SANTA ROSA — Gardeners and compost producers worry that an herbicide used in landscaping and farming is finding its way into the compost, and could wind up hurting plants instead of helping them.
The weedkiller, clopyralid, is produced by Dow AgroSciences and has been found in at least three Sonoma County compost operations. It also may be in commercially bagged soils.
The chemical is not considered a threat to animals or humans. It already has been found in animal waste, and may already have found its way into the water.
Sonoma County Agricultural Commissioner John Westoby said his office has asked commercial landscapers and gardeners to stop using the herbicide, and said most have.

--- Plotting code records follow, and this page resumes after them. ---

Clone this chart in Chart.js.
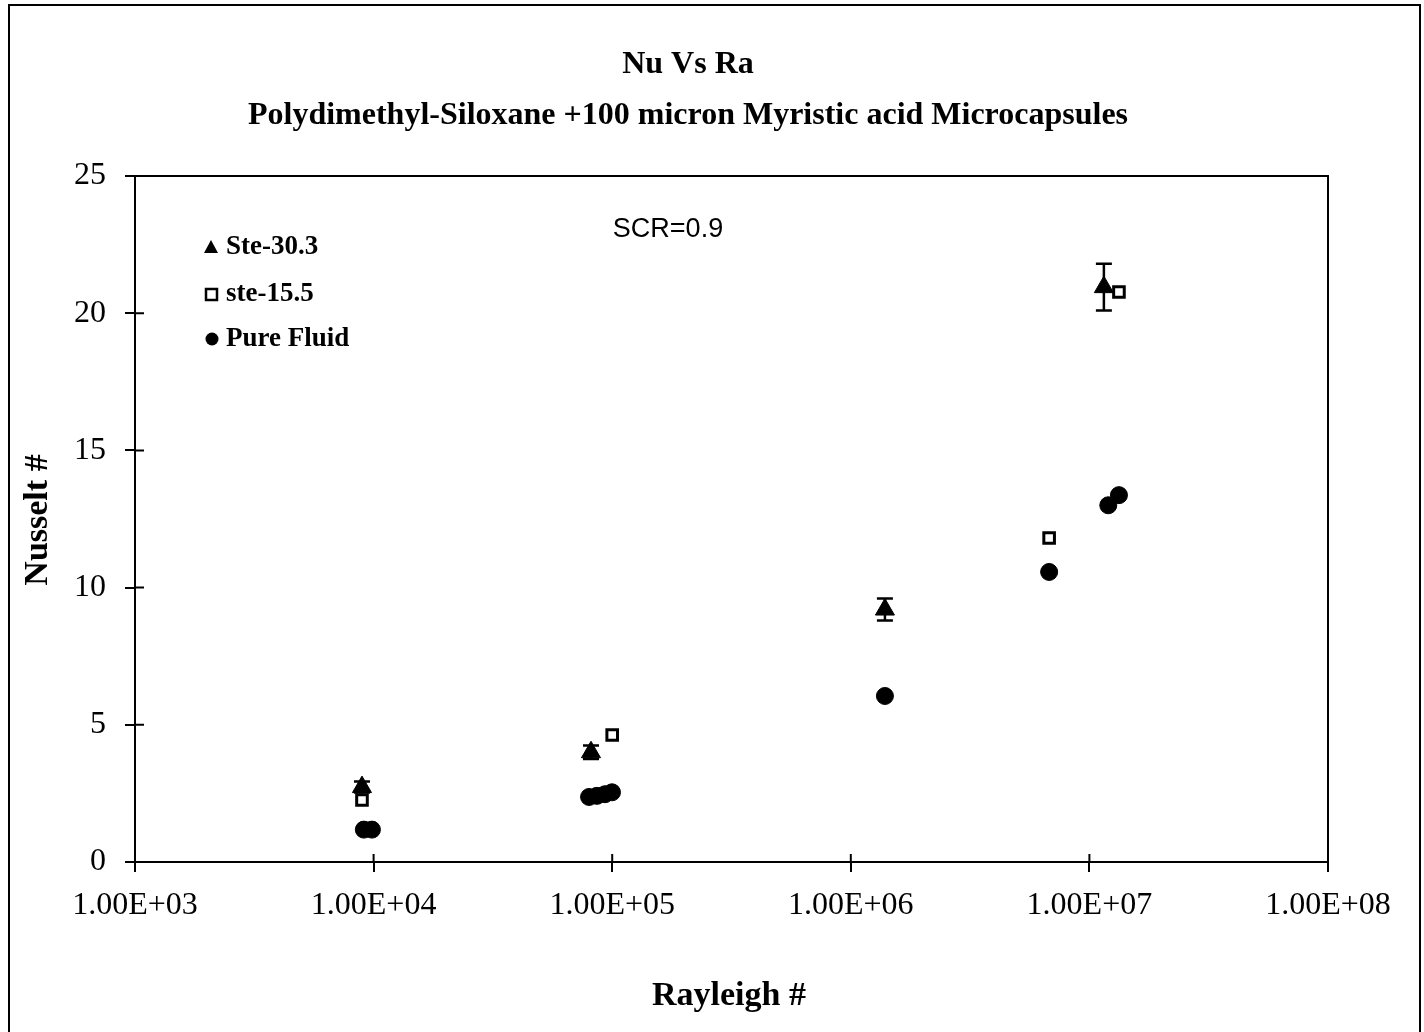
<!DOCTYPE html>
<html>
<head>
<meta charset="utf-8">
<script src="https://cdn.jsdelivr.net/npm/chart.js@4"></script>
<style>
  body { margin: 0; background: #fff; }
  #wrap { width: 1424px; height: 1032px; }
</style>
</head>
<body>
<div id="wrap"><canvas id="myChart" width="1424" height="1032"></canvas></div>
<script>
// data
const xTicks = [1e3, 1e4, 1e5, 1e6, 1e7, 1e8];
const xTickLabels = ['1.00E+03', '1.00E+04', '1.00E+05', '1.00E+06', '1.00E+07', '1.00E+08'];
const yTicks = [0, 5, 10, 15, 20, 25];

const steHighRa = [8.94e3, 8.15e4, 1.39e6, 1.15e7];
const steHighNu = [2.73, 4.0, 9.2, 20.95];
const steHighErr = [0.2, 0.25, 0.4, 0.85];

const steLowRa = [8.94e3, 1.0e5, 6.78e6, 1.33e7];
const steLowNu = [2.26, 4.63, 11.81, 20.77];

const pureRa = [9.1e3, 9.84e3, 8.0e4, 8.63e4, 9.33e4, 9.98e4, 1.39e6, 6.78e6, 1.2e7, 1.33e7];
const pureNu = [1.18, 1.18, 2.37, 2.41, 2.47, 2.54, 6.05, 10.57, 13.0, 13.37];

const seriesNames = ['Ste-30.3', 'ste-15.5', 'Pure Fluid'];
const titleLines = ['Nu Vs Ra', 'Polydimethyl-Siloxane +100 micron Myristic acid Microcapsules'];
const xTitle = 'Rayleigh #';
const yTitle = 'Nusselt #';
const noteText = 'SCR=0.9';

const serif = '"Liberation Serif", "Times New Roman", serif';

function toPoints(xs, ys) {
    return xs.map((x, i) => ({ x: x, y: ys[i] }));
}

// extra drawing: box, inner tick halves, error bars, titles, legend
const extras = {
    id: 'extras',
    afterDatasetsDraw(chart) {
        const c = chart.ctx;
        const a = chart.chartArea;
        const xs = chart.scales.x;
        const ys = chart.scales.y;
        c.save();
        c.strokeStyle = '#000';
        c.lineWidth = 2;
        c.strokeRect(a.left, a.top, a.right - a.left, a.bottom - a.top);

        // tick marks cross the axis
        c.beginPath();
        yTicks.forEach(v => {
            const py = ys.getPixelForValue(v);
            c.moveTo(a.left, py); c.lineTo(a.left + 9, py);
        });
        xTicks.forEach(v => {
            const px = xs.getPixelForValue(v);
            c.moveTo(px, a.bottom); c.lineTo(px, a.bottom - 8);
        });
        c.stroke();

        // error bars on Ste-30.3
        c.lineWidth = 2.5;
        steHighRa.forEach((x, i) => {
            const px = xs.getPixelForValue(x);
            const top = ys.getPixelForValue(steHighNu[i] + steHighErr[i]);
            const bot = ys.getPixelForValue(steHighNu[i] - steHighErr[i]);
            c.beginPath();
            c.moveTo(px, top); c.lineTo(px, bot);
            c.moveTo(px - 8, top); c.lineTo(px + 8, top);
            c.moveTo(px - 8, bot); c.lineTo(px + 8, bot);
            c.stroke();
        });

        // outer frame
        c.lineWidth = 2;
        c.beginPath();
        c.moveTo(9, 1032); c.lineTo(9, 5); c.lineTo(1420, 5); c.lineTo(1420, 1032);
        c.stroke();

        // titles
        c.fillStyle = '#000';
        c.textAlign = 'center';
        c.textBaseline = 'middle';
        c.font = 'bold 32px ' + serif;
        c.fillText(titleLines[0], 688, 65);
        c.font = 'bold 32px ' + serif;
        c.fillText(titleLines[1], 688, 116);
        c.font = 'bold 34px ' + serif;
        c.fillText(xTitle, 729, 996);
        c.save();
        c.translate(38, 520);
        c.rotate(-Math.PI / 2);
        c.fillText(yTitle, 0, 0);
        c.restore();

        // note
        c.font = '27px "Liberation Sans", Arial, sans-serif';
        c.fillText(noteText, 668, 230);

        // legend
        c.textAlign = 'left';
        c.font = 'bold 27px ' + serif;
        const ly = [247, 294, 339];
        seriesNames.forEach((name, i) => {
            c.fillText(name, 226, ly[i]);
        });
        c.beginPath();
        c.moveTo(211, ly[0] - 7); c.lineTo(218, ly[0] + 6); c.lineTo(204, ly[0] + 6);
        c.closePath(); c.fill();
        c.lineWidth = 2.5;
        c.strokeRect(206, ly[1] - 5, 11, 11);
        c.beginPath();
        c.arc(212, ly[2], 6.5, 0, Math.PI * 2);
        c.fill();
        c.restore();
    }
};

const ctx = document.getElementById('myChart');
const myChart = new Chart(ctx, {
    type: 'scatter',
    data: {
        datasets: [{
            label: seriesNames[0],
            data: toPoints(steHighRa, steHighNu),
            pointStyle: 'triangle',
            pointRadius: 11,
            backgroundColor: '#000',
            borderColor: '#000',
            borderWidth: 1
        }, {
            label: seriesNames[1],
            data: toPoints(steLowRa, steLowNu),
            pointStyle: 'rect',
            pointRadius: 7.5,
            backgroundColor: '#fff',
            borderColor: '#000',
            borderWidth: 3
        }, {
            label: seriesNames[2],
            data: toPoints(pureRa, pureNu),
            pointStyle: 'circle',
            pointRadius: 8.5,
            backgroundColor: '#000',
            borderColor: '#000',
            borderWidth: 1
        }]
    },
    options: {
        responsive: false,
        animation: false,
        layout: { padding: { left: 0, top: 176, right: 96, bottom: 0 } },
        plugins: {
            legend: { display: false },
            tooltip: { enabled: false }
        },
        scales: {
            x: {
                type: 'logarithmic',
                min: 1e3,
                max: 1e8,
                afterBuildTicks: function (scale) {
                    scale.ticks = xTicks.map(v => ({ value: v }));
                },
                afterFit: function (scale) { scale.height = 170; },
                ticks: {
                    autoSkip: false,
                    maxRotation: 0,
                    padding: 14,
                    color: '#000',
                    font: { family: serif, size: 32 },
                    callback: function (v, i) { return xTickLabels[i]; }
                },
                grid: { drawOnChartArea: false, tickLength: 10, color: '#000', lineWidth: 2 },
                border: { color: '#000', width: 2 }
            },
            y: {
                min: 0,
                max: 25,
                afterBuildTicks: function (scale) {
                    scale.ticks = yTicks.map(v => ({ value: v }));
                },
                afterFit: function (scale) { scale.width = 135; },
                ticks: {
                    padding: 19,
                    color: '#000',
                    font: { family: serif, size: 32 }
                },
                grid: { drawOnChartArea: false, tickLength: 10, color: '#000', lineWidth: 2 },
                border: { color: '#000', width: 2 }
            }
        }
    },
    plugins: [extras]
});
</script>
</body>
</html>
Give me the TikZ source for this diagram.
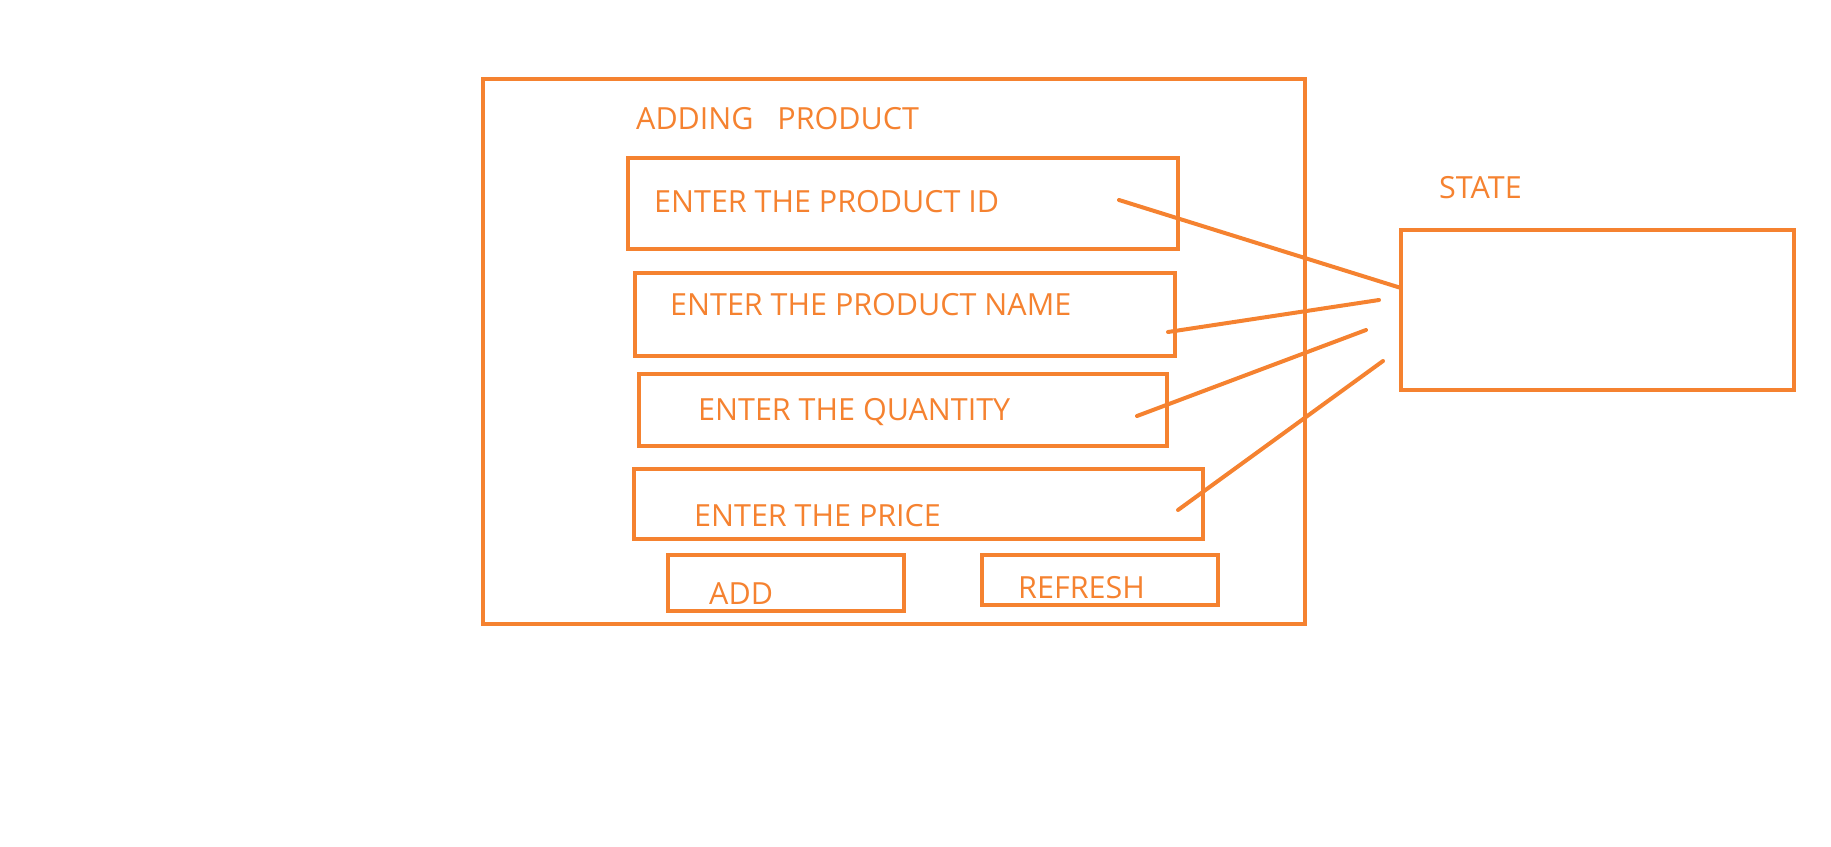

Dow said in a release that the chemical is an important tool against “hard-to-control invasive or noxious weeds such as yellow starthistle, which currently infests about 15 percent of California.”
Most herbicides and pesticides become inert in the composting process, but clopyralid tends to concentrate and is usually at a higher density when found in manure or compost.
The company doesn’t know why that happens.
“It’s a puzzle that still has us stumped,” said Dow spokesman Garry Hamlin. “We think there’s something in the composting process that changes the compound.”
Last week, state regulators began tightening restrictions on some products containing clopyralids, which can kill broadleaf plants such as tomatoes, peas, lettuce, peppers and daisies. The new regulations address only those herbicides designed for lawns.
And state officials say they have no documented cases of the compost that has clopyralid in it adversely affecting plants.
The state is waiting for detailed lab analysis of the composts.
“We certainly believe there is a potential hazard here,” said Glenn Brank, spokesman for the state Department of Pesticide Regulation, adding that the agency will look into the matter. “We want to act not only as quickly as possible, but as effectively as possible.”
Mike Reynolds, who runs Santa Rosa’s Laguna composting operation, said he doesn’t think a total ban would come for at least three years. By then it would take even longer to get the chemical out of the composting cycle, he said.
“Ultimately, I think a national ban is the only way to handle this,” Reynolds said.